START COLLECTED DATA

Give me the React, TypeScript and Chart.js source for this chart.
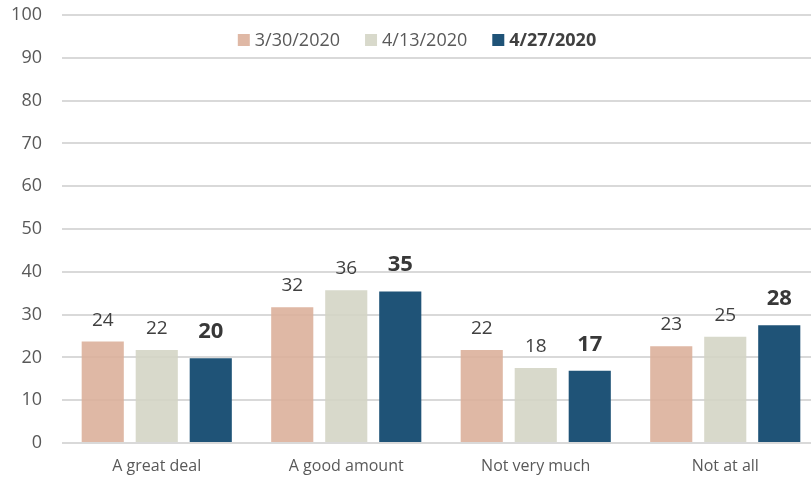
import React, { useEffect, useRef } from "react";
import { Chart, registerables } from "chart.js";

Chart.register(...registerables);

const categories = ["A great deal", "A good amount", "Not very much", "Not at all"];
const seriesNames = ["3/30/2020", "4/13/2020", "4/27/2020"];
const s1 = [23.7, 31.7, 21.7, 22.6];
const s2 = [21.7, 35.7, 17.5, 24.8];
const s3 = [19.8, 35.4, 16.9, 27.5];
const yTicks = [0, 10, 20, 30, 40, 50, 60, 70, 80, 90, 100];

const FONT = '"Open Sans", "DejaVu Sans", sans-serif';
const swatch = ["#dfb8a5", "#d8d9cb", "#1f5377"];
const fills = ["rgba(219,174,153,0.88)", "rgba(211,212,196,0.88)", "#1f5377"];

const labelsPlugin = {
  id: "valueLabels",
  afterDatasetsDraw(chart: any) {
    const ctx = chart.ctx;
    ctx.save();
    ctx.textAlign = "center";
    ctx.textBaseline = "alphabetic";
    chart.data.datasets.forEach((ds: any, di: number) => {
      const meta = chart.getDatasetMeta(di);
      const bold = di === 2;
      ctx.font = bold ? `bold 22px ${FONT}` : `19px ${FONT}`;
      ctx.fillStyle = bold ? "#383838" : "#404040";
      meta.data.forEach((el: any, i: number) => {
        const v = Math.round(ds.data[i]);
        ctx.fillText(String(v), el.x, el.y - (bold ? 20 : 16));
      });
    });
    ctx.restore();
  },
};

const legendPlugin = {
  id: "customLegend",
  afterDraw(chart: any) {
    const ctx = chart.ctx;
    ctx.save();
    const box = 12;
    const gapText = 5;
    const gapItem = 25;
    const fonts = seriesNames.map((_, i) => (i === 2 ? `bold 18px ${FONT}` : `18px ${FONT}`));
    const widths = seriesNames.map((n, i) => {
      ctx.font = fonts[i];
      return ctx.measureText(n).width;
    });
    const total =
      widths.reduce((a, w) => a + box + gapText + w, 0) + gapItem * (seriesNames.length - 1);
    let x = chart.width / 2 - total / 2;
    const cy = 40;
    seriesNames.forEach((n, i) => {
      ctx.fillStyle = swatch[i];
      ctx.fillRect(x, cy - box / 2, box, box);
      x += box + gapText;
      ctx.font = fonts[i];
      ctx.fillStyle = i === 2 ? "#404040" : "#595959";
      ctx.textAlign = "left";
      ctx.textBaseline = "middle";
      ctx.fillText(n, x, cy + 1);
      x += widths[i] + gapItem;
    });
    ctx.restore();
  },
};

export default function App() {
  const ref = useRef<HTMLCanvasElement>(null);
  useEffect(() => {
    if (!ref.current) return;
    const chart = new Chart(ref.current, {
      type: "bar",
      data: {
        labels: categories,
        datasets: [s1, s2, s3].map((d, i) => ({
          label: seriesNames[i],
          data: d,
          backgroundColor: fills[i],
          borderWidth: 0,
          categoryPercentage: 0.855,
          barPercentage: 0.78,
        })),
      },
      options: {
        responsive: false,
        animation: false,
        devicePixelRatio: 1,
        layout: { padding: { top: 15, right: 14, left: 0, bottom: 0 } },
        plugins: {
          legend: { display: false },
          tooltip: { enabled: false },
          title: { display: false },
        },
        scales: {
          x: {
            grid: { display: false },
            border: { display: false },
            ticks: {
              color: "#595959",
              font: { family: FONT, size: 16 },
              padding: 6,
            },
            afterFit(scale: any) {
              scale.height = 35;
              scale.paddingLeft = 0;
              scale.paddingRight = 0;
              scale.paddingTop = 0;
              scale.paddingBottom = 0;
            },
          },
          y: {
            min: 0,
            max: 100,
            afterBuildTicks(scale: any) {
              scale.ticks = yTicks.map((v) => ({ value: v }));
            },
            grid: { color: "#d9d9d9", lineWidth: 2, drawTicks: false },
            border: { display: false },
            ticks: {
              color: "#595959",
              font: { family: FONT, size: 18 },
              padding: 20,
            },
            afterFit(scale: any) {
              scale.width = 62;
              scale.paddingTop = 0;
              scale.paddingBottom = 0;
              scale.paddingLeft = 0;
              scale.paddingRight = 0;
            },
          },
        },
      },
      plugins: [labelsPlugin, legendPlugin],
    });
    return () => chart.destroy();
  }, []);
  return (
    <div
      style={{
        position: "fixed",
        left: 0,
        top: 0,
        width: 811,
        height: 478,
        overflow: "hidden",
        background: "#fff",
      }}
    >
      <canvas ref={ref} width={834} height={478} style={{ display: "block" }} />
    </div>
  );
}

END COLLECTED DATA

__DIRECTIVE__. Reproduce the material word for word, minus the images.

__RESPONSE TO THE TASK__.
Give me the React, TypeScript and Chart.js source for this chart.
import React, { useEffect, useRef } from "react";
import { Chart, registerables } from "chart.js";

Chart.register(...registerables);

const categories = ["A great deal", "A good amount", "Not very much", "Not at all"];
const seriesNames = ["3/30/2020", "4/13/2020", "4/27/2020"];
const s1 = [23.7, 31.7, 21.7, 22.6];
const s2 = [21.7, 35.7, 17.5, 24.8];
const s3 = [19.8, 35.4, 16.9, 27.5];
const yTicks = [0, 10, 20, 30, 40, 50, 60, 70, 80, 90, 100];

const FONT = '"Open Sans", "DejaVu Sans", sans-serif';
const swatch = ["#dfb8a5", "#d8d9cb", "#1f5377"];
const fills = ["rgba(219,174,153,0.88)", "rgba(211,212,196,0.88)", "#1f5377"];

const labelsPlugin = {
  id: "valueLabels",
  afterDatasetsDraw(chart: any) {
    const ctx = chart.ctx;
    ctx.save();
    ctx.textAlign = "center";
    ctx.textBaseline = "alphabetic";
    chart.data.datasets.forEach((ds: any, di: number) => {
      const meta = chart.getDatasetMeta(di);
      const bold = di === 2;
      ctx.font = bold ? `bold 22px ${FONT}` : `19px ${FONT}`;
      ctx.fillStyle = bold ? "#383838" : "#404040";
      meta.data.forEach((el: any, i: number) => {
        const v = Math.round(ds.data[i]);
        ctx.fillText(String(v), el.x, el.y - (bold ? 20 : 16));
      });
    });
    ctx.restore();
  },
};

const legendPlugin = {
  id: "customLegend",
  afterDraw(chart: any) {
    const ctx = chart.ctx;
    ctx.save();
    const box = 12;
    const gapText = 5;
    const gapItem = 25;
    const fonts = seriesNames.map((_, i) => (i === 2 ? `bold 18px ${FONT}` : `18px ${FONT}`));
    const widths = seriesNames.map((n, i) => {
      ctx.font = fonts[i];
      return ctx.measureText(n).width;
    });
    const total =
      widths.reduce((a, w) => a + box + gapText + w, 0) + gapItem * (seriesNames.length - 1);
    let x = chart.width / 2 - total / 2;
    const cy = 40;
    seriesNames.forEach((n, i) => {
      ctx.fillStyle = swatch[i];
      ctx.fillRect(x, cy - box / 2, box, box);
      x += box + gapText;
      ctx.font = fonts[i];
      ctx.fillStyle = i === 2 ? "#404040" : "#595959";
      ctx.textAlign = "left";
      ctx.textBaseline = "middle";
      ctx.fillText(n, x, cy + 1);
      x += widths[i] + gapItem;
    });
    ctx.restore();
  },
};

export default function App() {
  const ref = useRef<HTMLCanvasElement>(null);
  useEffect(() => {
    if (!ref.current) return;
    const chart = new Chart(ref.current, {
      type: "bar",
      data: {
        labels: categories,
        datasets: [s1, s2, s3].map((d, i) => ({
          label: seriesNames[i],
          data: d,
          backgroundColor: fills[i],
          borderWidth: 0,
          categoryPercentage: 0.855,
          barPercentage: 0.78,
        })),
      },
      options: {
        responsive: false,
        animation: false,
        devicePixelRatio: 1,
        layout: { padding: { top: 15, right: 14, left: 0, bottom: 0 } },
        plugins: {
          legend: { display: false },
          tooltip: { enabled: false },
          title: { display: false },
        },
        scales: {
          x: {
            grid: { display: false },
            border: { display: false },
            ticks: {
              color: "#595959",
              font: { family: FONT, size: 16 },
              padding: 6,
            },
            afterFit(scale: any) {
              scale.height = 35;
              scale.paddingLeft = 0;
              scale.paddingRight = 0;
              scale.paddingTop = 0;
              scale.paddingBottom = 0;
            },
          },
          y: {
            min: 0,
            max: 100,
            afterBuildTicks(scale: any) {
              scale.ticks = yTicks.map((v) => ({ value: v }));
            },
            grid: { color: "#d9d9d9", lineWidth: 2, drawTicks: false },
            border: { display: false },
            ticks: {
              color: "#595959",
              font: { family: FONT, size: 18 },
              padding: 20,
            },
            afterFit(scale: any) {
              scale.width = 62;
              scale.paddingTop = 0;
              scale.paddingBottom = 0;
              scale.paddingLeft = 0;
              scale.paddingRight = 0;
            },
          },
        },
      },
      plugins: [labelsPlugin, legendPlugin],
    });
    return () => chart.destroy();
  }, []);
  return (
    <div
      style={{
        position: "fixed",
        left: 0,
        top: 0,
        width: 811,
        height: 478,
        overflow: "hidden",
        background: "#fff",
      }}
    >
      <canvas ref={ref} width={834} height={478} style={{ display: "block" }} />
    </div>
  );
}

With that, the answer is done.